Screen recording is one of the most frustrating forms of piracy because it bypasses traditional digital protections like DRM. Pirates simply “press record” and walk away with a near-perfect copy of your content. To counter this, modern anti-piracy systems incorporate screen recording protection (SRP) to disrupt or prevent unauthorized screen captures.
What is screen recording?
Screen recording involves capturing video as it’s played back on a device.

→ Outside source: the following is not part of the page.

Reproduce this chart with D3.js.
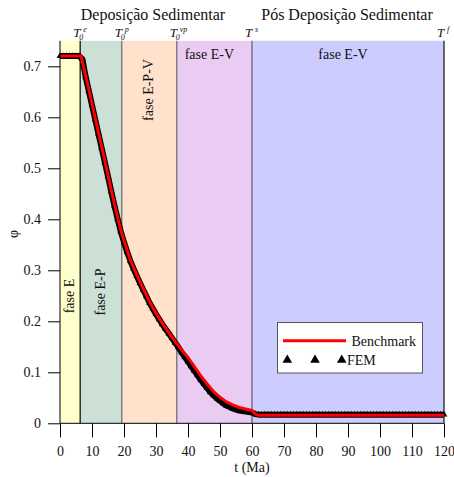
<!DOCTYPE html>
<html>
<head>
<meta charset="utf-8">
<script src="https://cdn.jsdelivr.net/npm/d3@7"></script>
<style>
  html, body { margin: 0; padding: 0; background: #fff; }
  svg { display: block; font-family: "Liberation Serif", "Times New Roman", serif; }
</style>
</head>
<body>
<svg id="chart" width="454" height="477"></svg>
<script>
// Porosity evolution during and after sedimentary deposition
const xTicks = [0, 10, 20, 30, 40, 50, 60, 70, 80, 90, 100, 110, 120];
const yTicks = [0, 0.1, 0.2, 0.3, 0.4, 0.5, 0.6, 0.7];

// Phase intervals (Ma)
const phaseStart = [0, 6.3, 19.3, 36.5, 60];
const phaseEnd   = [6.3, 19.3, 36.5, 60, 120];
const phaseColor = ["#ffffcc", "#cce0d5", "#ffe1cc", "#eaccf3", "#ccccff"];
const phaseName  = ["fase E", "fase E-P", "fase E-P-V", "fase E-V", "fase E-V"];

// Characteristic times shown above the plot
const markT   = [6.3, 19.3, 36.5, 60, 120];
const markSup = ["e", "p", "vp", "s", "f"];
const markSub = ["0", "0", "0", "", ""];

// Benchmark solution
const benchT = [0, 6.6, 7, 8, 9, 10, 12, 14, 16, 18, 19, 20, 22, 24, 26, 28, 30, 32, 34, 36,
  38, 40, 42, 44, 46, 48, 50, 52, 54, 56, 58, 60, 61, 62, 80, 100, 120];
const benchPhi = [0.72, 0.72, 0.709, 0.682, 0.655, 0.627, 0.571, 0.515, 0.458, 0.404, 0.379, 0.358,
  0.320, 0.291, 0.264, 0.238, 0.216, 0.196, 0.178, 0.160,
  0.144, 0.129, 0.111, 0.093, 0.077, 0.062, 0.051, 0.042, 0.036, 0.031, 0.028, 0.025, 0.018, 0.016,
  0.016, 0.016, 0.016];

// FEM solution (1 Ma steps)
const femPhi = [
  0.72, 0.72, 0.72, 0.72, 0.72, 0.72, 0.72, 0.714, 0.680, 0.652,   // 0-9
  0.624, 0.596, 0.568, 0.540, 0.512, 0.484, 0.455, 0.427, 0.401, 0.376, // 10-19
  0.355, 0.336, 0.318, 0.303, 0.289, 0.275, 0.262, 0.249, 0.236, 0.225, // 20-29
  0.214, 0.204, 0.194, 0.185, 0.176, 0.167, 0.158, 0.149, 0.139, 0.130, // 30-39
  0.121, 0.112, 0.103, 0.094, 0.085, 0.077, 0.069, 0.061, 0.055, 0.049, // 40-49
  0.044, 0.039, 0.035, 0.032, 0.029, 0.027, 0.025, 0.024, 0.023, 0.022, // 50-59
  0.021, 0.018, 0.017, 0.017, 0.017, 0.017, 0.017, 0.017, 0.017, 0.017, // 60-69
  0.017, 0.017, 0.017, 0.017, 0.017, 0.017, 0.017, 0.017, 0.017, 0.017, // 70-79
  0.017, 0.017, 0.017, 0.017, 0.017, 0.017, 0.017, 0.017, 0.017, 0.017, // 80-89
  0.017, 0.017, 0.017, 0.017, 0.017, 0.017, 0.017, 0.017, 0.017, 0.017, // 90-99
  0.017, 0.017, 0.017, 0.017, 0.017, 0.017, 0.017, 0.017, 0.017, 0.017, // 100-109
  0.017, 0.017, 0.017, 0.017, 0.017, 0.017, 0.017, 0.017, 0.017, 0.017, // 110-119
  0.017                                                                  // 120
];
const femT = femPhi.map((_, i) => i);

const svg = d3.select("#chart");
const x = d3.scaleLinear().domain([0, 120]).range([60, 444]);
const y = d3.scaleLinear().domain([0, 0.75]).range([423.3, 40.8]);

// Phase backgrounds
svg.append("g").selectAll("rect").data(phaseStart).join("rect")
  .attr("x", (d) => x(d))
  .attr("y", y(0.75))
  .attr("width", (d, i) => x(phaseEnd[i]) - x(d))
  .attr("height", y(0) - y(0.75))
  .attr("fill", (d, i) => phaseColor[i]);

// Phase boundaries
const boundaryColor = ["#000", "#666", "#666", "#5a5a70", "#111"];
svg.append("g").selectAll("line").data(markT).join("line")
  .attr("x1", (d) => x(d)).attr("x2", (d) => x(d))
  .attr("y1", y(0.75)).attr("y2", y(0))
  .attr("stroke", (d, i) => boundaryColor[i])
  .attr("stroke-width", 1.2);

// Phase labels
const labelG = svg.append("g").attr("font-size", 14).attr("fill", "#111");
[0, 1].forEach((i) => {
  const cx = (x(phaseStart[i]) + x(phaseEnd[i])) / 2;
  labelG.append("text")
    .attr("transform", `translate(${cx + 4},${i === 0 ? 296 : 292}) rotate(-90)`)
    .attr("text-anchor", "middle")
    .text(phaseName[i]);
});
{
  const cx = (x(phaseStart[2]) + x(phaseEnd[2])) / 2;
  labelG.append("text")
    .attr("transform", `translate(${cx + 3.5},${90}) rotate(-90)`)
    .attr("text-anchor", "middle")
    .text(phaseName[2]);
}
[3, 4].forEach((i) => {
  const cx = (x(phaseStart[i]) + x(phaseEnd[i])) / 2;
  labelG.append("text")
    .attr("x", cx - 5).attr("y", 59)
    .attr("text-anchor", "middle")
    .text(phaseName[i]);
});

// Section headers
svg.append("text").attr("x", 153).attr("y", 20).attr("text-anchor", "middle")
  .attr("font-size", 16).attr("fill", "#111").text("Deposição Sedimentar");
svg.append("text").attr("x", 347).attr("y", 20).attr("text-anchor", "middle")
  .attr("font-size", 16).attr("fill", "#111").text("Pós Deposição Sedimentar");

// Characteristic time labels
const tG = svg.append("g").attr("fill", "#111").attr("font-style", "italic");
markT.forEach((t, i) => {
  const x0 = x(t) - 7;
  tG.append("text").attr("x", x0).attr("y", 36.5).attr("font-size", 13).text("T");
  tG.append("text").attr("x", x0 + 10).attr("y", 31.5).attr("font-size", 8).text(markSup[i]);
  if (markSub[i]) {
    tG.append("text").attr("x", x0 + 6).attr("y", 40).attr("font-size", 8).text(markSub[i]);
  }
});

// FEM solution: dense triangle markers forming a band
const femPts = femT.map((t, i) => [t, femPhi[i]]);
svg.append("path")
  .datum(femPts)
  .attr("fill", "none")
  .attr("stroke", "#000")
  .attr("stroke-width", 6)
  .attr("stroke-linejoin", "round")
  .attr("d", d3.line().x((d) => x(d[0])).y((d) => y(d[1])));
const tri = d3.symbol().type(d3.symbolTriangle).size(20);
svg.append("g").selectAll("path").data(femPts).join("path")
  .attr("transform", (d) => `translate(${x(d[0])},${y(d[1])})`)
  .attr("d", tri)
  .attr("fill", "#000");

// Benchmark solution
svg.append("path")
  .datum(benchT.map((t, i) => [t, benchPhi[i]]))
  .attr("fill", "none")
  .attr("stroke", "#ff0000")
  .attr("stroke-width", 3)
  .attr("stroke-linejoin", "round")
  .attr("d", d3.line().x((d) => x(d[0])).y((d) => y(d[1])));

// Axes
const yMinor = d3.range(0, 0.7401, 0.02).filter((v) => Math.abs(v * 10 - Math.round(v * 10)) > 1e-6);
const xMinor = d3.range(5, 120, 10);

const yAxisG = svg.append("g").attr("transform", `translate(${x(0)},0)`);
yAxisG.call(d3.axisLeft(y).tickValues(yMinor).tickSize(6.5).tickFormat(""));
yAxisG.call(d3.axisLeft(y).tickValues(yTicks).tickSize(12).tickPadding(7)
  .tickFormat((d) => d === 0 ? "0" : d3.format(".1f")(d)));
yAxisG.selectAll(".domain").attr("stroke", "#000").attr("d", `M0,${y(0)}V${y(0.75)}`);

const xAxisG = svg.append("g").attr("transform", `translate(0,${y(0)})`);
xAxisG.call(d3.axisBottom(x).tickValues(xMinor).tickSize(8).tickFormat(""));
xAxisG.call(d3.axisBottom(x).tickValues(xTicks).tickSize(14).tickPadding(9).tickFormat(d3.format("d")));
xAxisG.selectAll(".domain").attr("stroke", "#000").attr("d", `M${x(0)},0H${x(120)}`);

svg.selectAll(".tick text").attr("font-family", "'Liberation Serif', 'Times New Roman', serif")
  .attr("font-size", 14).attr("fill", "#111");
svg.selectAll(".tick line").attr("stroke", "#000");

// Axis titles
svg.append("text").attr("x", x(60)).attr("y", 472).attr("text-anchor", "middle")
  .attr("font-size", 14).attr("fill", "#111").text("t (Ma)");
svg.append("text").attr("transform", `translate(18,234) rotate(-90)`)
  .attr("text-anchor", "middle").attr("font-size", 14).attr("fill", "#111").text("φ");

// Legend
const lg = svg.append("g");
lg.append("rect").attr("x", 277.5).attr("y", 322.5).attr("width", 145).attr("height", 50.5)
  .attr("fill", "#fff").attr("stroke", "#555").attr("stroke-width", 1);
lg.append("line").attr("x1", 283).attr("x2", 346).attr("y1", 340.7).attr("y2", 340.7)
  .attr("stroke", "#ff0000").attr("stroke-width", 3);
lg.append("text").attr("x", 351.5).attr("y", 345.5).attr("font-size", 14).attr("fill", "#111").text("Benchmark");
const legTri = d3.symbol().type(d3.symbolTriangle).size(40);
[287.3, 315, 341.7].forEach((cx) => {
  lg.append("path").attr("transform", `translate(${cx},${360})`).attr("d", legTri).attr("fill", "#000");
});
lg.append("text").attr("x", 347).attr("y", 364.5).attr("font-size", 14).attr("fill", "#111").text("FEM");
</script>
</body>
</html>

This can be done using software tools (e.g., OBS, Bandicam) or external hardware (HDMI recorders, cameras).
Why it’s a problem
- Bypasses DRM protections.
- Easy to do with consumer tools.
- Difficult to detect until after the fact.
- Often yields high-quality copies suitable for re-uploading.
How screen recording protection works
- Secure playback environments: Platforms use secure players or sandboxed environments where screen recording tools cannot hook into the video stream.
- Operating system-level restrictions: Some services use OS-level APIs (like Widevine’s secure path or FairPlay’s secure video path) to restrict screen capture on supported devices.
- Encrypted rendering paths: Video is rendered directly to the GPU with encryption, making it unreadable by screen recording software.
- Black screen output: Some systems detect screen recording attempts and force the screen output to black or display an error message.
- Watermarking deterrents: In cases where recording can’t be blocked, personalized forensic watermarks are overlaid so leaked videos can be traced.
Limitations
- Hardware recorders: SRP can’t prevent someone from pointing a camera at a screen.
- Device support: OS-level protections only work on supported devices.
- User experience: Overaggressive SRP can block legitimate use cases (e.g., internal training).
Best practices
- Combine SRP with DRM, watermarking, and real-time monitoring.
- Educate users about consequences of unauthorized capture.
- Monitor for signs of re-uploaded screen-recorded content using fingerprinting.
Conclusion
Screen recording may seem simple, but it’s a significant leak vector. By integrating multi-layered SRP, you can raise the technical bar high enough to discourage most casual pirates—and tag the pros for forensic follow-up.